A new batch of documents leaked by former NSA contractor Edward Snowden has shown that the CIA tried for years to break Apple's encryption.

Besides Apple, Microsoft was also a target, and a story published on The Intercept suggests that CIA specialists might be able to break into BitLocker, the Microsoft software which encrypts hard drives.

At an agent-only conference in 2010, CIA officials talked about how it is possible to extract private encryption keys from a special security chip – Trusted Platform Module (TPM).

The TPM is necessary in order to use BitLocker, and keys could be extracted from it by “measuring electromagnetic signals emanating from the TPM.”

With this technique, spies use sensors or other devices to study the power consumption of a chip while it encrypts and decrypts information to extract the keys from it.

Motherboard took the time to speak to a couple of security experts, and none of them seemed too surprised about the new discovery.
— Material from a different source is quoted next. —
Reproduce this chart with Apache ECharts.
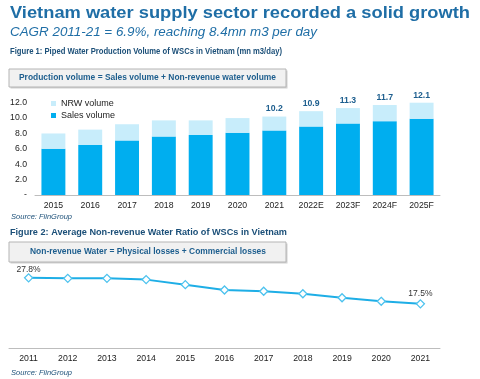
<!DOCTYPE html>
<html><head><meta charset="utf-8">
<script src="https://cdn.jsdelivr.net/npm/echarts@6/dist/echarts.min.js"></script>
<style>html,body{margin:0;padding:0;background:#fff}#c{width:480px;height:379px}</style>
</head><body><div id="c"></div>
<script>
var barCats = ['2015','2016','2017','2018','2019','2020','2021','2022E','2023F','2024F','2025F'];
var salesVol = [6.0, 6.5, 7.1, 7.6, 7.8, 8.1, 8.4, 8.9, 9.3, 9.6, 9.9];
var nrwVol = [2.0, 2.0, 2.1, 2.1, 1.9, 1.9, 1.8, 2.0, 2.0, 2.1, 2.2];
var totalLabels = ['', '', '', '', '', '', '10.2', '10.9', '11.3', '11.7', '12.1'];
var barTicks = [0, 2, 4, 6, 8, 10, 12];
var lineCats = ['2011','2012','2013','2014','2015','2016','2017','2018','2019','2020','2021'];
var nrwRatio = [27.8, 27.6, 27.6, 27.1, 25.1, 23.0, 22.5, 21.5, 19.9, 18.5, 17.5];
var lineLabels = ['27.8%', '', '', '', '', '', '', '', '', '', '17.5%'];

var F = '"Liberation Sans", Arial, sans-serif';
var navy = '#1d5e8e';
var chart = echarts.init(document.getElementById('c'), null, {renderer: 'canvas'});

var mctx = document.createElement('canvas').getContext('2d');
function fitText(text, font, x, y, targetW, fill, center) {
  mctx.font = font;
  var w = mctx.measureText(text).width;
  var s = targetW / w;
  var left = center ? x - targetW / 2 : x;
  return {type: 'text', x: left, y: y, scaleX: s, scaleY: 1,
    style: {text: text, font: font, fill: fill, align: 'left', verticalAlign: 'middle'}};
}

function boxGroup(y, h, text, cx, tw) {
  return {
    type: 'group', children: [
      {type: 'rect', shape: {x: 10.5, y: y + 1.5, width: 277, height: h}, style: {fill: '#cfcfcf'}, silent: true},
      {type: 'rect', shape: {x: 9, y: y, width: 277, height: h}, style: {fill: '#f1f1f1', stroke: '#b5b5b5', lineWidth: 1}},
      fitText(text, 'bold 8.5px ' + F, cx, y + h / 2, tw, navy, true)
    ]
  };
}

var lineData = nrwRatio.map(function (v, i) {
  return {value: v, label: {distance: i === 0 ? -1 : 1.5}};
});

var option = {
  animation: false,
  textStyle: {fontFamily: F},
  graphic: [
    fitText('Vietnam water supply sector recorded a solid growth', 'bold 17px ' + F, 10, 13.5, 460, '#1f6ea6'),
    fitText('CAGR 2011-21 = 6.9%, reaching 8.4mn m3 per day', 'italic 12.5px ' + F, 10, 33, 307, '#1f6ea6'),
    fitText('Figure 1: Piped Water Production Volume of WSCs in Vietnam (mn m3/day)', 'bold 9.2px ' + F, 10, 51, 272, '#1b4f78'),
    boxGroup(69, 18, 'Production volume = Sales volume + Non-revenue water volume', 147.5, 257),
    fitText('Source: FiinGroup', 'italic 7.5px ' + F, 11, 217, 61, '#1b4f78'),
    fitText('Figure 2: Average Non-revenue Water Ratio of WSCs in Vietnam', 'bold 9.2px ' + F, 10, 232.5, 277, '#1b4f78'),
    boxGroup(242, 20, 'Non-revenue Water = Physical losses + Commercial losses', 148, 236),
    fitText('Source: FiinGroup', 'italic 7.5px ' + F, 11, 372.5, 61, '#1b4f78')
  ],
  legend: {
    orient: 'vertical', left: 46, top: 94, itemWidth: 5, itemHeight: 5, itemGap: 3,
    textStyle: {fontSize: 9, color: '#222', fontFamily: F},
    data: [{name: 'NRW volume', icon: 'rect'}, {name: 'Sales volume', icon: 'rect'}]
  },
  grid: [
    {left: 35, right: 40, top: 102.7, height: 92.3},
    {left: 9, right: 40, top: 272.3, height: 75.7}
  ],
  xAxis: [
    {type: 'category', gridIndex: 0, data: barCats,
     axisLine: {lineStyle: {color: '#bdbdbd'}}, axisTick: {show: false},
     axisLabel: {color: '#222', fontSize: 8.7, margin: 6, fontFamily: F, interval: 0}},
    {type: 'category', gridIndex: 1, data: lineCats,
     axisLine: {lineStyle: {color: '#bdbdbd'}}, axisTick: {show: false},
     axisLabel: {color: '#222', fontSize: 8.7, margin: 6, fontFamily: F, interval: 0}}
  ],
  yAxis: [
    {type: 'value', gridIndex: 0, min: barTicks[0], max: barTicks[barTicks.length - 1], interval: 2,
     axisLine: {show: false}, axisTick: {show: false}, splitLine: {show: false},
     axisLabel: {color: '#222', fontSize: 8.7, margin: 8, fontFamily: F,
       formatter: function (v) { return v === 0 ? '-' : v.toFixed(1); }}},
    {type: 'value', gridIndex: 1, min: 0, max: 30, show: false, splitLine: {show: false}}
  ],
  series: [
    {name: 'Sales volume', type: 'bar', stack: 'v', xAxisIndex: 0, yAxisIndex: 0, data: salesVol,
     barWidth: '65%', itemStyle: {color: '#00aeef'}},
    {name: 'NRW volume', type: 'bar', stack: 'v', xAxisIndex: 0, yAxisIndex: 0, data: nrwVol,
     barWidth: '65%', itemStyle: {color: '#c8edfb'},
     label: {show: true, position: 'top', distance: 3, color: navy, fontWeight: 'bold', fontSize: 8.7, fontFamily: F,
       formatter: function (p) { return totalLabels[p.dataIndex]; }}},
    {name: 'NRW ratio', type: 'line', xAxisIndex: 1, yAxisIndex: 1, data: lineData,
     symbol: 'diamond', symbolSize: 8, showAllSymbol: true,
     lineStyle: {color: '#1eaee6', width: 2},
     itemStyle: {color: '#ffffff', borderColor: '#4cc2ee', borderWidth: 1.3},
     label: {show: true, position: 'top', color: '#333', fontSize: 8.5, fontFamily: F,
       formatter: function (p) { return lineLabels[p.dataIndex]; }}}
  ]
};
chart.setOption(option);
</script>
</body></html>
"This new research means that if I can put a sensor next to the laptop, now all of a sudden I can extract the keys without damaging it,” Kenneth Ray, a former Microsoft engineer who was BitLocker’s architect from 2005 to 2007.

“This is a tiny bit alarming because now you can attack a TPM without there being any evidence that you did so.”

Peter Biddle, another former Microsoft engineer who led the BitLocker team before its launch in 2005, is also not surprised.

“We were partnering with people and doing it ourselves 10 years ago,” Biddle told Motherboard.

Microsoft declined to comment on the story.